* Start Exercise material *

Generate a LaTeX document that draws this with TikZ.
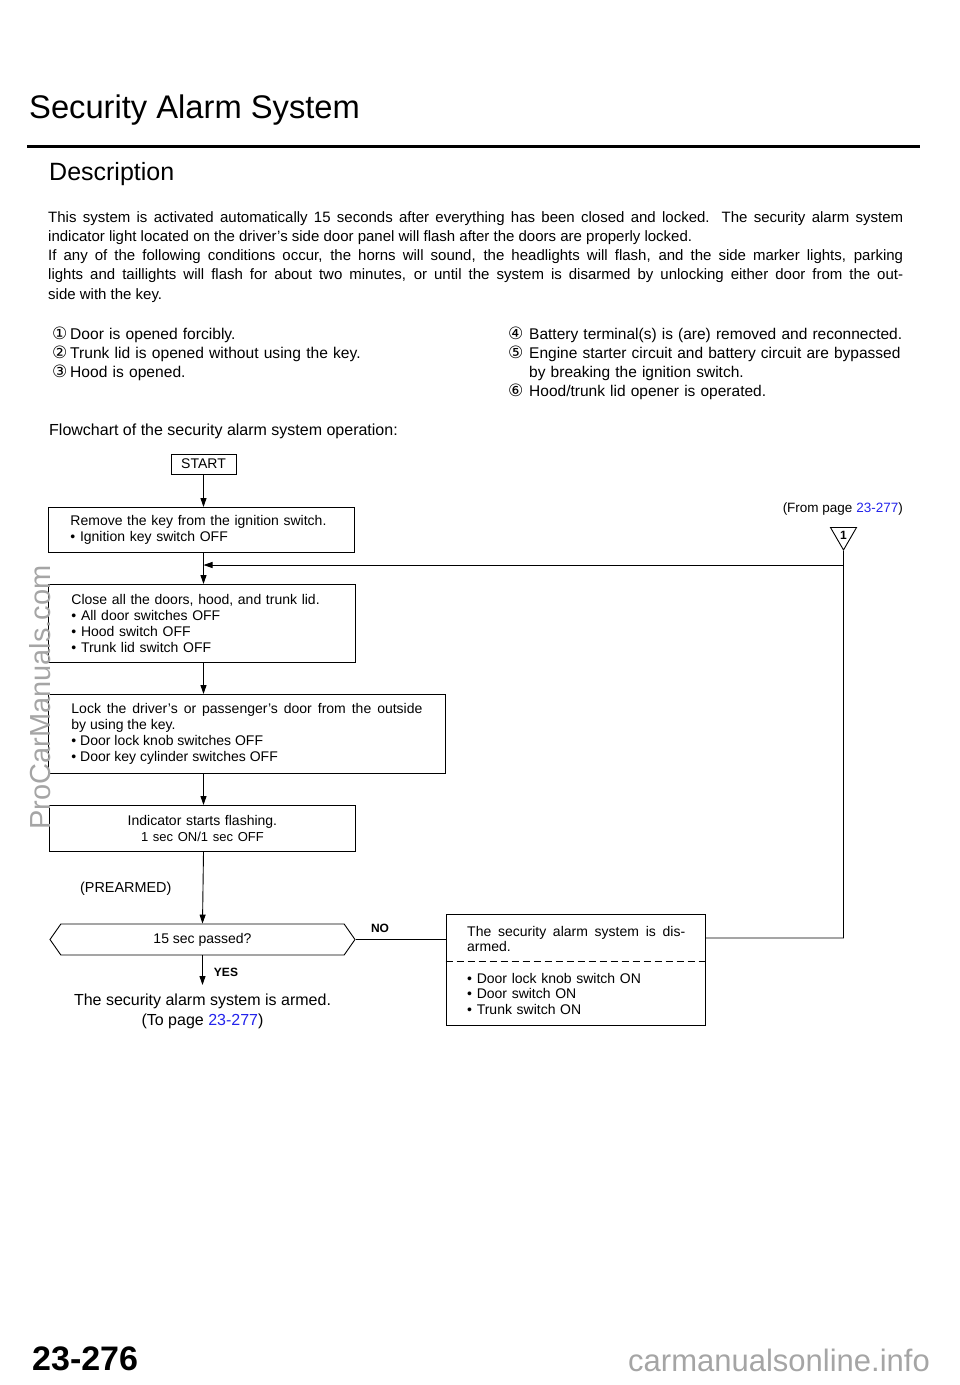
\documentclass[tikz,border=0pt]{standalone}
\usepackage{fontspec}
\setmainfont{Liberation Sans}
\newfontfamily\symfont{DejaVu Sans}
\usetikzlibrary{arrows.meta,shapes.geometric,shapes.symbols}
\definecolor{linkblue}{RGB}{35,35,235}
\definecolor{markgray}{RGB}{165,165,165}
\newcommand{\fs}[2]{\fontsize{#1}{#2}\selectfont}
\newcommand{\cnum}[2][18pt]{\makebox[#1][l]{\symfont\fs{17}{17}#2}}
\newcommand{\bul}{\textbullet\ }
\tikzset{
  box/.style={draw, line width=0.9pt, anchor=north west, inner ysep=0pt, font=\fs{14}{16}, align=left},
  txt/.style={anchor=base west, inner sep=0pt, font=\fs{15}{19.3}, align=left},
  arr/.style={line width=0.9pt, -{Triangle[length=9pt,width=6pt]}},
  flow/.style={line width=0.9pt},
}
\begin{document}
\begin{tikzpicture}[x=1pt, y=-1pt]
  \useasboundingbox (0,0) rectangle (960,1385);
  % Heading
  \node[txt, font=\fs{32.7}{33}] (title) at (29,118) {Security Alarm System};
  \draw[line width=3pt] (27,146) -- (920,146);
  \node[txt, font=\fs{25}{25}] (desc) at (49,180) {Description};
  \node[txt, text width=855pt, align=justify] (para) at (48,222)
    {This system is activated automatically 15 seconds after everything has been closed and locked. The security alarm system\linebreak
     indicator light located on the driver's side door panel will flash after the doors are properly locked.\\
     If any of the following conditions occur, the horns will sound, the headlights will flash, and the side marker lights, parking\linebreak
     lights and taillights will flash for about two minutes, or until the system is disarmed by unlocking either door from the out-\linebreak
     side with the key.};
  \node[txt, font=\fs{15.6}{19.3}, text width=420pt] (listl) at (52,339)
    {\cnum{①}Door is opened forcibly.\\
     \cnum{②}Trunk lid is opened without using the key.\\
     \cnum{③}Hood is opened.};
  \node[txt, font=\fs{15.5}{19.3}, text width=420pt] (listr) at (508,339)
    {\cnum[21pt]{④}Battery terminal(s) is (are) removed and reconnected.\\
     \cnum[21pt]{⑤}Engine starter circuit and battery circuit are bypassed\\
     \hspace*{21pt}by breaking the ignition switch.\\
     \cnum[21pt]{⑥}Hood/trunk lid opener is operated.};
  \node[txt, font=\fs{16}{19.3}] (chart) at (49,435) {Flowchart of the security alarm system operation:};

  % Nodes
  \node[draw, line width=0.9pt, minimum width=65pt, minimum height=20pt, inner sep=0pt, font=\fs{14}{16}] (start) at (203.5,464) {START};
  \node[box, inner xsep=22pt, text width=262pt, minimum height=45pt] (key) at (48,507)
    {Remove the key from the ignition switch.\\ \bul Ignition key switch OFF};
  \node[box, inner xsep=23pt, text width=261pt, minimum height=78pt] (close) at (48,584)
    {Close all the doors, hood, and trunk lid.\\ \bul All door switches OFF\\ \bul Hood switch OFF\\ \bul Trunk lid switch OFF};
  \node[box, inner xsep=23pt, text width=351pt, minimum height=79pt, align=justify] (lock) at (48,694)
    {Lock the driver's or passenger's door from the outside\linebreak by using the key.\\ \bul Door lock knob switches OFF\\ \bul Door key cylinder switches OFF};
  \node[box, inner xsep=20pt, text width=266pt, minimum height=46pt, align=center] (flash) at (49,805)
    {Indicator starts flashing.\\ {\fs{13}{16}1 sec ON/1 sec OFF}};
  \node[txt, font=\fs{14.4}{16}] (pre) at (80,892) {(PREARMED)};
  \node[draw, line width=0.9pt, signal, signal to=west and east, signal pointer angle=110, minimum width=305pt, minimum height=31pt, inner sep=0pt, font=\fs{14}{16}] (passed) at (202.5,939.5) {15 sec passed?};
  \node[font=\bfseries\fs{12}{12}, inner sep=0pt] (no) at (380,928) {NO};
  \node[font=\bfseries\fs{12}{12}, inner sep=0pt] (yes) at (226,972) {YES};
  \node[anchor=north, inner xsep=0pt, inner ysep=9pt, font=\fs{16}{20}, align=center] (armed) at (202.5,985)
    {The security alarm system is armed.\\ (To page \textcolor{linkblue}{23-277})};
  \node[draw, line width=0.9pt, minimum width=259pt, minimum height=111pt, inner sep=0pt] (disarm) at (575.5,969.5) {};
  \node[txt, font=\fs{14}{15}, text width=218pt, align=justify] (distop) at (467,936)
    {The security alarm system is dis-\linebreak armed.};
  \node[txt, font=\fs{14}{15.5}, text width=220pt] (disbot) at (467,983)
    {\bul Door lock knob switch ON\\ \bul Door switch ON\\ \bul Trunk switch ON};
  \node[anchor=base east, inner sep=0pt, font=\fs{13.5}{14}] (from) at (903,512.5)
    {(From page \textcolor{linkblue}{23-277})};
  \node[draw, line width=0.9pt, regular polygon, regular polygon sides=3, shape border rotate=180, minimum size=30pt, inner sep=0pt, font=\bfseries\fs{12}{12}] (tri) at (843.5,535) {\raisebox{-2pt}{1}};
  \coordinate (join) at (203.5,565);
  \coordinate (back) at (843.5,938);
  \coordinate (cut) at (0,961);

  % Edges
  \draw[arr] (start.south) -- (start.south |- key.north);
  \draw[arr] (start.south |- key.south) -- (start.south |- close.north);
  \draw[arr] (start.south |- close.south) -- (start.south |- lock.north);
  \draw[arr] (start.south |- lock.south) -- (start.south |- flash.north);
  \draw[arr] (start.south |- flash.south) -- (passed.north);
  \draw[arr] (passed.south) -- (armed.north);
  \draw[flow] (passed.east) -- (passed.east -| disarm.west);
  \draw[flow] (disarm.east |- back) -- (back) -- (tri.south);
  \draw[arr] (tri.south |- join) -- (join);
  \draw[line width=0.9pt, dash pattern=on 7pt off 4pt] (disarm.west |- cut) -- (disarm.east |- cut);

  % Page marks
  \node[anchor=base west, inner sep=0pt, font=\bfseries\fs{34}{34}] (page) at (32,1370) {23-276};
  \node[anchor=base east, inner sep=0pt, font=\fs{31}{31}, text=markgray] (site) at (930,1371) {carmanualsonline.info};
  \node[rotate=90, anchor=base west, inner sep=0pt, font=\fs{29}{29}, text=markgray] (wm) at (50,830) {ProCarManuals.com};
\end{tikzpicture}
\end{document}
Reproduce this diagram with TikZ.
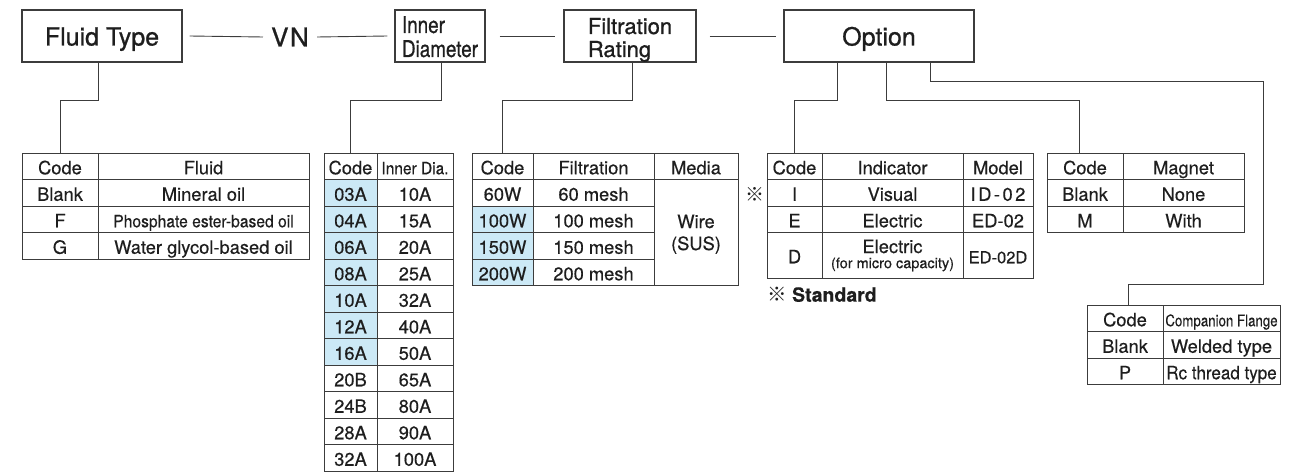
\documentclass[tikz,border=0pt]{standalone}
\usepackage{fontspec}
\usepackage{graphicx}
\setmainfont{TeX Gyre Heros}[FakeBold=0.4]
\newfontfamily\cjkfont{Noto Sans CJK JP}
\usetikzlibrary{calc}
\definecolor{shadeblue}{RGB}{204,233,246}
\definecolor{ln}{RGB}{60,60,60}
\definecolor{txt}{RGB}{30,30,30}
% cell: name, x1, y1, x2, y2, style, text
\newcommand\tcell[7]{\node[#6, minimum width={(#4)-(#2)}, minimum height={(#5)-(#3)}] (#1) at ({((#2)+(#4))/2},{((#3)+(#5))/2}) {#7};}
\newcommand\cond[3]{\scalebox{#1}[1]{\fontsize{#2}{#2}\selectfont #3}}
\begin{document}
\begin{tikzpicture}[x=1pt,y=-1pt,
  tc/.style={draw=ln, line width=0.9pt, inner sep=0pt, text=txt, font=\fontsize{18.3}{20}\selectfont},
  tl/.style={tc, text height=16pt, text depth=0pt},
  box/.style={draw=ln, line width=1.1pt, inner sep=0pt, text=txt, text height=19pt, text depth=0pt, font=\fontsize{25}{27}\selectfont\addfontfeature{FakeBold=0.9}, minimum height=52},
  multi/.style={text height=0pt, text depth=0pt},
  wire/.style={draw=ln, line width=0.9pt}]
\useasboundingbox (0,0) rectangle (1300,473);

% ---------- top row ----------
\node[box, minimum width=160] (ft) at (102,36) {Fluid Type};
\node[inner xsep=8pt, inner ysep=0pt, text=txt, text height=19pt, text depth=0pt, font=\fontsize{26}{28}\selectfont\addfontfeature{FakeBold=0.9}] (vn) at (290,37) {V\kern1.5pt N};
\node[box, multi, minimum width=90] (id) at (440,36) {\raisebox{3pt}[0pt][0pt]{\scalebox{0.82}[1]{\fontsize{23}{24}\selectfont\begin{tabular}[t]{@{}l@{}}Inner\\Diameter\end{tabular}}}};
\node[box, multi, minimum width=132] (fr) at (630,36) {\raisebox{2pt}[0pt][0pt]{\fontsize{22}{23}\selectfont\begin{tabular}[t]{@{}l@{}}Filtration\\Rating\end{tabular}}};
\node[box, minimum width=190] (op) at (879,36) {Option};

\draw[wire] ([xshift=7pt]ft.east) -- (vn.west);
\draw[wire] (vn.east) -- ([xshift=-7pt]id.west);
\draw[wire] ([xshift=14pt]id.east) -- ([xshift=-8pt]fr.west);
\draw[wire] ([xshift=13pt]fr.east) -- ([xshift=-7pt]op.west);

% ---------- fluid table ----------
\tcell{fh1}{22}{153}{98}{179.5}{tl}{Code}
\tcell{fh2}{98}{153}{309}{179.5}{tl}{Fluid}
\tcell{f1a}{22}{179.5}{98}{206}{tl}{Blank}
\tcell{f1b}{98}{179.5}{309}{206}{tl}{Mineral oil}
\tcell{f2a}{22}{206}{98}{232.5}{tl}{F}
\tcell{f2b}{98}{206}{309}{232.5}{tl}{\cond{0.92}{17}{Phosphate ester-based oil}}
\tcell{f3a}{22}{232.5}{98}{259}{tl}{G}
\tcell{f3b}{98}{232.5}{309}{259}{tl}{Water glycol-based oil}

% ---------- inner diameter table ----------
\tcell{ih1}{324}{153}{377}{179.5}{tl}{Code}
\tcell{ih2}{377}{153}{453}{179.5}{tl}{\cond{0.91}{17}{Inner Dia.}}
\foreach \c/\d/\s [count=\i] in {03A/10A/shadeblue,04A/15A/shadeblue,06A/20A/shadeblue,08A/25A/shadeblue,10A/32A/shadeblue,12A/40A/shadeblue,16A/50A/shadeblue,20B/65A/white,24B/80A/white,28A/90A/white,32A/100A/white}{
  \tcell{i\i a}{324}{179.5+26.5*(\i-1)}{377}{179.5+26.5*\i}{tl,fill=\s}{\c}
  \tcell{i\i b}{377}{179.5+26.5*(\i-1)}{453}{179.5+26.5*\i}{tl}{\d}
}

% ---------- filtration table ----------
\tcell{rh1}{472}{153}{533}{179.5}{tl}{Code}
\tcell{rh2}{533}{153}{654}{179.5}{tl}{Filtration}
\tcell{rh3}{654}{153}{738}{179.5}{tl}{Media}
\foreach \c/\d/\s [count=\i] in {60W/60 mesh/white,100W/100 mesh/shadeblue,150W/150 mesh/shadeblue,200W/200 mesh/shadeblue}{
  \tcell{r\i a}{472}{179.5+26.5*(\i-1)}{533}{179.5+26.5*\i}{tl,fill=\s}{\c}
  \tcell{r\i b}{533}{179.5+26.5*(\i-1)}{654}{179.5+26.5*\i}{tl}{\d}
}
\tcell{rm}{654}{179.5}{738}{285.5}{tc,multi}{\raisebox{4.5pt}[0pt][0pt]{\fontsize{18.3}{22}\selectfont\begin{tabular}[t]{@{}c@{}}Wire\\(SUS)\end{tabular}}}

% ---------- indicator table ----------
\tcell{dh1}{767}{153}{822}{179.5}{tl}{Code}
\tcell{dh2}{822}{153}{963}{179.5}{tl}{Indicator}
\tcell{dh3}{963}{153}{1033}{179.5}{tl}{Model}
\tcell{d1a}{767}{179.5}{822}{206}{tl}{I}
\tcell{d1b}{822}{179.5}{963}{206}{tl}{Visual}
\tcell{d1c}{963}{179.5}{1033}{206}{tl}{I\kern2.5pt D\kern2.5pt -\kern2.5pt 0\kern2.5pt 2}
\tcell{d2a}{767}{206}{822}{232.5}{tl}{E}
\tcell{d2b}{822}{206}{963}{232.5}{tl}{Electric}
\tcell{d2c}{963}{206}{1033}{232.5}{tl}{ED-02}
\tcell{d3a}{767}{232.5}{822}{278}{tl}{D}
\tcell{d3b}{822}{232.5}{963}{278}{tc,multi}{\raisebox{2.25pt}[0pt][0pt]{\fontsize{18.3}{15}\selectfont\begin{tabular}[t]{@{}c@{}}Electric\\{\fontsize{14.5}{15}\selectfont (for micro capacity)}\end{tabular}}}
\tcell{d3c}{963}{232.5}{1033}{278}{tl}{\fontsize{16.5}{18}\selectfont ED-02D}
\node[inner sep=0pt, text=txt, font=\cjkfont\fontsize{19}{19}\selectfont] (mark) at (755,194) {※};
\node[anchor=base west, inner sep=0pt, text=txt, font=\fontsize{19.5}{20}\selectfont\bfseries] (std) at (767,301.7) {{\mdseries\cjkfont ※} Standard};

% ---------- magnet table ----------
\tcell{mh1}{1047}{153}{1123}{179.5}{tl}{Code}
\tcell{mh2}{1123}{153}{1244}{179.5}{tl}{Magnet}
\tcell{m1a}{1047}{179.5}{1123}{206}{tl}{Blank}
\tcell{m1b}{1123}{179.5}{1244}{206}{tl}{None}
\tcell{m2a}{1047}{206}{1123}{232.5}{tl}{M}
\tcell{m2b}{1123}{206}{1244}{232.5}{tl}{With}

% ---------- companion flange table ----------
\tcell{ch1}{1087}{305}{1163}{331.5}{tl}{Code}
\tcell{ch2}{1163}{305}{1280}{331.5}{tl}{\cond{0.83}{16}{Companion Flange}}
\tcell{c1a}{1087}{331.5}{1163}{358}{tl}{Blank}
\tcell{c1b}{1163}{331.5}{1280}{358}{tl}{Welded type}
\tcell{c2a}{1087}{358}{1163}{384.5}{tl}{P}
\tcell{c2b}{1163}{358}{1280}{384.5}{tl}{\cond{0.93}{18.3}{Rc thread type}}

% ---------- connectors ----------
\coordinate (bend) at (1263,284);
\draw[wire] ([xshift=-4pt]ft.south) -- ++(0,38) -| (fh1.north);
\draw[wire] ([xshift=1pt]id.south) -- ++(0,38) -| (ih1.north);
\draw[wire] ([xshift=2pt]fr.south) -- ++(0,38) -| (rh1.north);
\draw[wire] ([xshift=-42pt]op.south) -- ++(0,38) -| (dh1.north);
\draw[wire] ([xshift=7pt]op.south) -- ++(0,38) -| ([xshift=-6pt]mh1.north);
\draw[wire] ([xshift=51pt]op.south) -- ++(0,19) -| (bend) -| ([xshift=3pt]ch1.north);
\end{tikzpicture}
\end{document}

* End Exercise material *

[Required task]: Above are the records. Print exactly the lines from the one containing "Reproduce this diagram with TikZ." to the one containing "(0,0) rectangle (1300,473);", both included, and nothing else; pictures are excluded.

[Right answer]:
Reproduce this diagram with TikZ.
\documentclass[tikz,border=0pt]{standalone}
\usepackage{fontspec}
\usepackage{graphicx}
\setmainfont{TeX Gyre Heros}[FakeBold=0.4]
\newfontfamily\cjkfont{Noto Sans CJK JP}
\usetikzlibrary{calc}
\definecolor{shadeblue}{RGB}{204,233,246}
\definecolor{ln}{RGB}{60,60,60}
\definecolor{txt}{RGB}{30,30,30}
% cell: name, x1, y1, x2, y2, style, text
\newcommand\tcell[7]{\node[#6, minimum width={(#4)-(#2)}, minimum height={(#5)-(#3)}] (#1) at ({((#2)+(#4))/2},{((#3)+(#5))/2}) {#7};}
\newcommand\cond[3]{\scalebox{#1}[1]{\fontsize{#2}{#2}\selectfont #3}}
\begin{document}
\begin{tikzpicture}[x=1pt,y=-1pt,
  tc/.style={draw=ln, line width=0.9pt, inner sep=0pt, text=txt, font=\fontsize{18.3}{20}\selectfont},
  tl/.style={tc, text height=16pt, text depth=0pt},
  box/.style={draw=ln, line width=1.1pt, inner sep=0pt, text=txt, text height=19pt, text depth=0pt, font=\fontsize{25}{27}\selectfont\addfontfeature{FakeBold=0.9}, minimum height=52},
  multi/.style={text height=0pt, text depth=0pt},
  wire/.style={draw=ln, line width=0.9pt}]
\useasboundingbox (0,0) rectangle (1300,473);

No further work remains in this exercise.